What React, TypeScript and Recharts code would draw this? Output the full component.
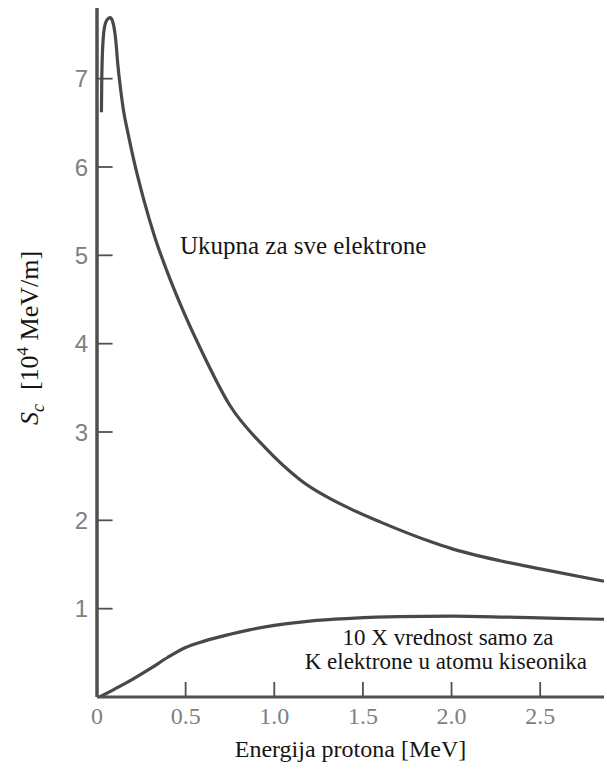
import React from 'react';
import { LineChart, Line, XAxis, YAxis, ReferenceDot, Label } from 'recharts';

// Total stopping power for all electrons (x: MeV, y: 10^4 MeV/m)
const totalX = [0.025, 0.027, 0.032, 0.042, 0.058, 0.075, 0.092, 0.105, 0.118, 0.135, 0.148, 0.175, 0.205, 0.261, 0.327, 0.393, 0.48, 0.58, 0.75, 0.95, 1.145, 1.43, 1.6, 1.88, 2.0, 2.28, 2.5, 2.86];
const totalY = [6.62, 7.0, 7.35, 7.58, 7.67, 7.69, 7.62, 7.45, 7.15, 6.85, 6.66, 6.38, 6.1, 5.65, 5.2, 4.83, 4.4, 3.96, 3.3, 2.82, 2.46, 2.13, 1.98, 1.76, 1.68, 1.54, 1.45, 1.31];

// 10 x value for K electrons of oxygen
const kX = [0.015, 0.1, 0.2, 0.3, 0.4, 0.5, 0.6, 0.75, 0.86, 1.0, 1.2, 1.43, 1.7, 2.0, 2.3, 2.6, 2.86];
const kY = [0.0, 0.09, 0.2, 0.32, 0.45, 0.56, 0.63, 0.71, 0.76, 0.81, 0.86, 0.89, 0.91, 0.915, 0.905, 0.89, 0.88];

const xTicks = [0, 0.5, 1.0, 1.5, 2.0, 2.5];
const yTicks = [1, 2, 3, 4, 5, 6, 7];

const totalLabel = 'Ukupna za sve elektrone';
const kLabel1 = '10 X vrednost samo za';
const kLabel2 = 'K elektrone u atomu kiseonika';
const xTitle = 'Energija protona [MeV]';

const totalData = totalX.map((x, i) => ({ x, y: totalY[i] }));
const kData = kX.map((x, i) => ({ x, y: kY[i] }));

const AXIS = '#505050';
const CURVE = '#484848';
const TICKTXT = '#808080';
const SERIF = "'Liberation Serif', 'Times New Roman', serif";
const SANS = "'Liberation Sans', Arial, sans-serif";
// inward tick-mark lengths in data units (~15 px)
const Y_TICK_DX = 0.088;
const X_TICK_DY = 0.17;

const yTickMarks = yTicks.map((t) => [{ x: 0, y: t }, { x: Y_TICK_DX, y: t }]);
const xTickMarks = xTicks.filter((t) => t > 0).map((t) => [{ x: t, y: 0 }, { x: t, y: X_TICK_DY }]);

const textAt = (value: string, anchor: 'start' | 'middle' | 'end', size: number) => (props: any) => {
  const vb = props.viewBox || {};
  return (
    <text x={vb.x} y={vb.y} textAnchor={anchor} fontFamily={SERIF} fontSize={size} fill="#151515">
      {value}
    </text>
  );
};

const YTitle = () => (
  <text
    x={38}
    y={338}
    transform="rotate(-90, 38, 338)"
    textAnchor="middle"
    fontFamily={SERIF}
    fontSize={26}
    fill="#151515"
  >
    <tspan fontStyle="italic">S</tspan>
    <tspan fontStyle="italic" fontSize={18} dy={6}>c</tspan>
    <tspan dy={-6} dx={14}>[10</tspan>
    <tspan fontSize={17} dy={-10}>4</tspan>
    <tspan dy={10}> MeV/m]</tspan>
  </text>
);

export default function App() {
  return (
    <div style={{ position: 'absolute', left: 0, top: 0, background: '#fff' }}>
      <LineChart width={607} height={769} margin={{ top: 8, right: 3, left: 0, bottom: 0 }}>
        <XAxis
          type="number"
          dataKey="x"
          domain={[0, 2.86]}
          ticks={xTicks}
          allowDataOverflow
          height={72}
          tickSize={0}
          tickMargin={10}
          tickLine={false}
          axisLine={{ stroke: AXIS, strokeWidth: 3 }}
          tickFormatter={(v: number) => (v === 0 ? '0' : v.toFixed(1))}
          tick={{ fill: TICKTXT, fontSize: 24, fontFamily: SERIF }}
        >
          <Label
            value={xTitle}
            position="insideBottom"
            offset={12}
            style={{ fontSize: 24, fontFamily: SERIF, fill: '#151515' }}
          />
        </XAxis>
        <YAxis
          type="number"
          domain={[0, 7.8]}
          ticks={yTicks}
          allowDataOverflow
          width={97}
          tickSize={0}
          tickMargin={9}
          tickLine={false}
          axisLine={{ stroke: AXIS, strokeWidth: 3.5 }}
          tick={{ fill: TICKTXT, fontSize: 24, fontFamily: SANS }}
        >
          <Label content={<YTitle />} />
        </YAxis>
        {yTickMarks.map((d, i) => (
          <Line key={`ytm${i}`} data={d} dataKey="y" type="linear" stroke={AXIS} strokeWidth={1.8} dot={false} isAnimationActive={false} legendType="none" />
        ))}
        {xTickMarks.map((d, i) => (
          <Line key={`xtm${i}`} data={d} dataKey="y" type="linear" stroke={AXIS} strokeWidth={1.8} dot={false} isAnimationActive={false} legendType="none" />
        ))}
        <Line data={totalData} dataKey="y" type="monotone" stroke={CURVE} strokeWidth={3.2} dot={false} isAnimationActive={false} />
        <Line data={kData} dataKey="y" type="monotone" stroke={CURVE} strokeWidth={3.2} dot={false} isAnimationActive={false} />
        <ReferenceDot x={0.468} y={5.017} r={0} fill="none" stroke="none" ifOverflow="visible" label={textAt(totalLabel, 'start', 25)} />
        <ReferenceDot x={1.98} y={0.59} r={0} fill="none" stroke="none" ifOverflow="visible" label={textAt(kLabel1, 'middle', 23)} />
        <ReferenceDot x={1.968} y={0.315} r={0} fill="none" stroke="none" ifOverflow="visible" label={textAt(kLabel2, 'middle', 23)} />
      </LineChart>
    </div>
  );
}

##########

▶ [WRITTEN TASK]: Return the material exactly as given, apart from the pictures.

▶ [EXPECTED OUTPUT]:
What React, TypeScript and Recharts code would draw this? Output the full component.
import React from 'react';
import { LineChart, Line, XAxis, YAxis, ReferenceDot, Label } from 'recharts';

// Total stopping power for all electrons (x: MeV, y: 10^4 MeV/m)
const totalX = [0.025, 0.027, 0.032, 0.042, 0.058, 0.075, 0.092, 0.105, 0.118, 0.135, 0.148, 0.175, 0.205, 0.261, 0.327, 0.393, 0.48, 0.58, 0.75, 0.95, 1.145, 1.43, 1.6, 1.88, 2.0, 2.28, 2.5, 2.86];
const totalY = [6.62, 7.0, 7.35, 7.58, 7.67, 7.69, 7.62, 7.45, 7.15, 6.85, 6.66, 6.38, 6.1, 5.65, 5.2, 4.83, 4.4, 3.96, 3.3, 2.82, 2.46, 2.13, 1.98, 1.76, 1.68, 1.54, 1.45, 1.31];

// 10 x value for K electrons of oxygen
const kX = [0.015, 0.1, 0.2, 0.3, 0.4, 0.5, 0.6, 0.75, 0.86, 1.0, 1.2, 1.43, 1.7, 2.0, 2.3, 2.6, 2.86];
const kY = [0.0, 0.09, 0.2, 0.32, 0.45, 0.56, 0.63, 0.71, 0.76, 0.81, 0.86, 0.89, 0.91, 0.915, 0.905, 0.89, 0.88];

const xTicks = [0, 0.5, 1.0, 1.5, 2.0, 2.5];
const yTicks = [1, 2, 3, 4, 5, 6, 7];

const totalLabel = 'Ukupna za sve elektrone';
const kLabel1 = '10 X vrednost samo za';
const kLabel2 = 'K elektrone u atomu kiseonika';
const xTitle = 'Energija protona [MeV]';

const totalData = totalX.map((x, i) => ({ x, y: totalY[i] }));
const kData = kX.map((x, i) => ({ x, y: kY[i] }));

const AXIS = '#505050';
const CURVE = '#484848';
const TICKTXT = '#808080';
const SERIF = "'Liberation Serif', 'Times New Roman', serif";
const SANS = "'Liberation Sans', Arial, sans-serif";
// inward tick-mark lengths in data units (~15 px)
const Y_TICK_DX = 0.088;
const X_TICK_DY = 0.17;

const yTickMarks = yTicks.map((t) => [{ x: 0, y: t }, { x: Y_TICK_DX, y: t }]);
const xTickMarks = xTicks.filter((t) => t > 0).map((t) => [{ x: t, y: 0 }, { x: t, y: X_TICK_DY }]);

const textAt = (value: string, anchor: 'start' | 'middle' | 'end', size: number) => (props: any) => {
  const vb = props.viewBox || {};
  return (
    <text x={vb.x} y={vb.y} textAnchor={anchor} fontFamily={SERIF} fontSize={size} fill="#151515">
      {value}
    </text>
  );
};

const YTitle = () => (
  <text
    x={38}
    y={338}
    transform="rotate(-90, 38, 338)"
    textAnchor="middle"
    fontFamily={SERIF}
    fontSize={26}
    fill="#151515"
  >
    <tspan fontStyle="italic">S</tspan>
    <tspan fontStyle="italic" fontSize={18} dy={6}>c</tspan>
    <tspan dy={-6} dx={14}>[10</tspan>
    <tspan fontSize={17} dy={-10}>4</tspan>
    <tspan dy={10}> MeV/m]</tspan>
  </text>
);

export default function App() {
  return (
    <div style={{ position: 'absolute', left: 0, top: 0, background: '#fff' }}>
      <LineChart width={607} height={769} margin={{ top: 8, right: 3, left: 0, bottom: 0 }}>
        <XAxis
          type="number"
          dataKey="x"
          domain={[0, 2.86]}
          ticks={xTicks}
          allowDataOverflow
          height={72}
          tickSize={0}
          tickMargin={10}
          tickLine={false}
          axisLine={{ stroke: AXIS, strokeWidth: 3 }}
          tickFormatter={(v: number) => (v === 0 ? '0' : v.toFixed(1))}
          tick={{ fill: TICKTXT, fontSize: 24, fontFamily: SERIF }}
        >
          <Label
            value={xTitle}
            position="insideBottom"
            offset={12}
            style={{ fontSize: 24, fontFamily: SERIF, fill: '#151515' }}
          />
        </XAxis>
        <YAxis
          type="number"
          domain={[0, 7.8]}
          ticks={yTicks}
          allowDataOverflow
          width={97}
          tickSize={0}
          tickMargin={9}
          tickLine={false}
          axisLine={{ stroke: AXIS, strokeWidth: 3.5 }}
          tick={{ fill: TICKTXT, fontSize: 24, fontFamily: SANS }}
        >
          <Label content={<YTitle />} />
        </YAxis>
        {yTickMarks.map((d, i) => (
          <Line key={`ytm${i}`} data={d} dataKey="y" type="linear" stroke={AXIS} strokeWidth={1.8} dot={false} isAnimationActive={false} legendType="none" />
        ))}
        {xTickMarks.map((d, i) => (
          <Line key={`xtm${i}`} data={d} dataKey="y" type="linear" stroke={AXIS} strokeWidth={1.8} dot={false} isAnimationActive={false} legendType="none" />
        ))}
        <Line data={totalData} dataKey="y" type="monotone" stroke={CURVE} strokeWidth={3.2} dot={false} isAnimationActive={false} />
        <Line data={kData} dataKey="y" type="monotone" stroke={CURVE} strokeWidth={3.2} dot={false} isAnimationActive={false} />
        <ReferenceDot x={0.468} y={5.017} r={0} fill="none" stroke="none" ifOverflow="visible" label={textAt(totalLabel, 'start', 25)} />
        <ReferenceDot x={1.98} y={0.59} r={0} fill="none" stroke="none" ifOverflow="visible" label={textAt(kLabel1, 'middle', 23)} />
        <ReferenceDot x={1.968} y={0.315} r={0} fill="none" stroke="none" ifOverflow="visible" label={textAt(kLabel2, 'middle', 23)} />
      </LineChart>
    </div>
  );
}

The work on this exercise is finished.